Zu berücksichtigen ist darüber hinaus besonders, dass sich der Bf nach dem Aktenstand in der Zeit nach seiner Verurteilung, also seit Anfang Februar (ca. 5 Monate) wohlverhalten hat.

 

Die Annahme einer Verkehrsunzuverlässigkeit ist nach Ansicht des Gerichts insbesondere angesichts der verstrichenen Zeit nicht mehr gerechtfertigt.

 

III.3 Es war daher der Beschwerde stattzugeben und der bekämpfte Bescheid aufzuheben.

 

 

IV. Unzulässigkeit der ordentlichen Revision:

 

Die ordentliche Revision ist unzulässig, da keine Rechtsfrage im Sinne des Art. 133 Abs. 4 B-VG zu beurteilen war, der grundsätzliche Bedeutung zukommt. Weder weicht die gegenständliche Entscheidung von der bisherigen Rechtsprechung des Verwaltungsgerichtshofes ab, noch fehlt es an einer Rechtsprechung. Weiters ist die dazu vorliegende Rechtsprechung des Verwaltungsgerichtshofes auch nicht als uneinheitlich zu beurteilen. Ebenfalls liegen keine sonstigen Hinweise auf eine grundsätzliche Bedeutung der zu lösenden Rechtsfrage vor.

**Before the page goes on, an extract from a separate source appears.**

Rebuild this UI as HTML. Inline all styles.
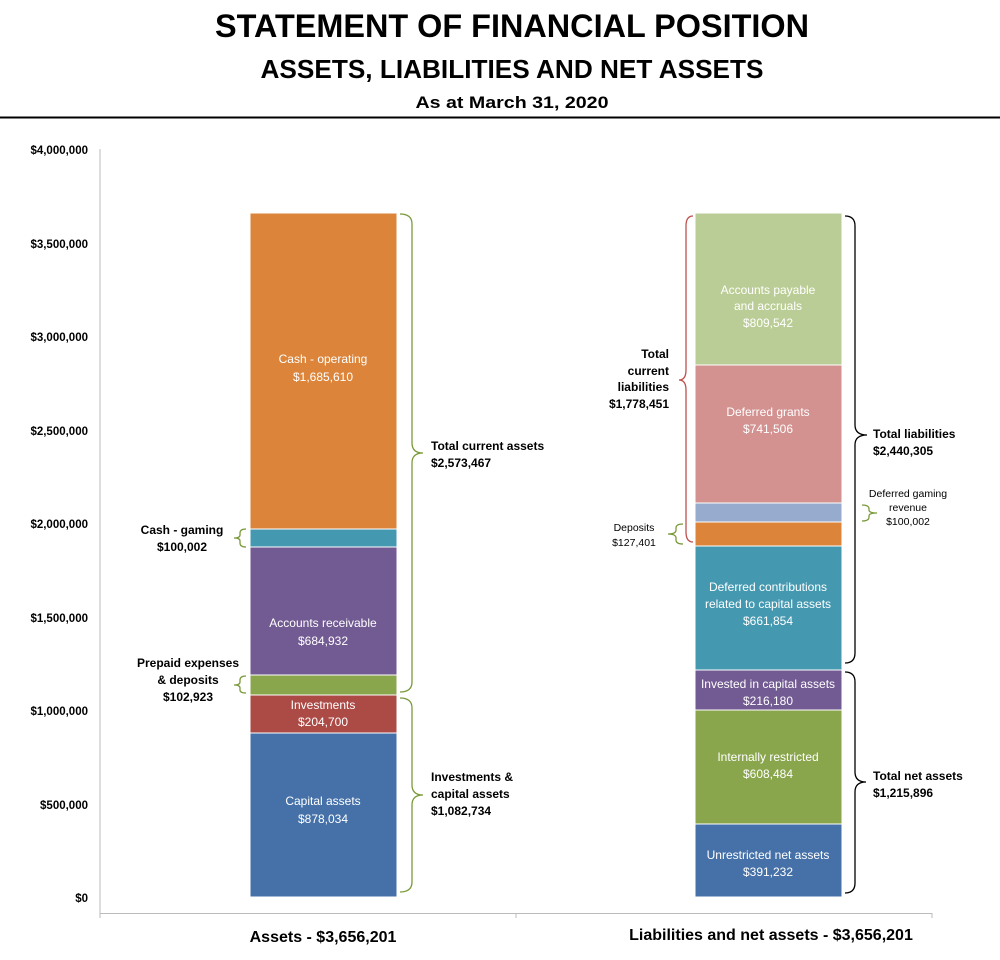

R e c h t s m i t t e l b e l e h r u n g

Gegen dieses Erkenntnis besteht innerhalb von sechs Wochen ab dem Tag der Zustellung die Möglichkeit der Erhebung einer Beschwerde beim Verfassungsgerichtshof und/oder einer außerordentlichen Revision beim Verwaltungsgerichtshof. Eine Beschwerde an den Verfassungsgerichtshof ist unmittelbar bei diesem einzubringen, eine Revision an den Verwaltungsgerichtshof beim Landesverwaltungsgericht Oberösterreich. Die Abfassung und die Einbringung einer Beschwerde bzw. einer Revision müssen durch einen bevollmächtigten Rechtsanwalt bzw. eine bevollmächtigte Rechtsanwältin erfolgen. Für die Beschwerde bzw. Revision ist eine Eingabegebühr von je 240.- Euro zu entrichten.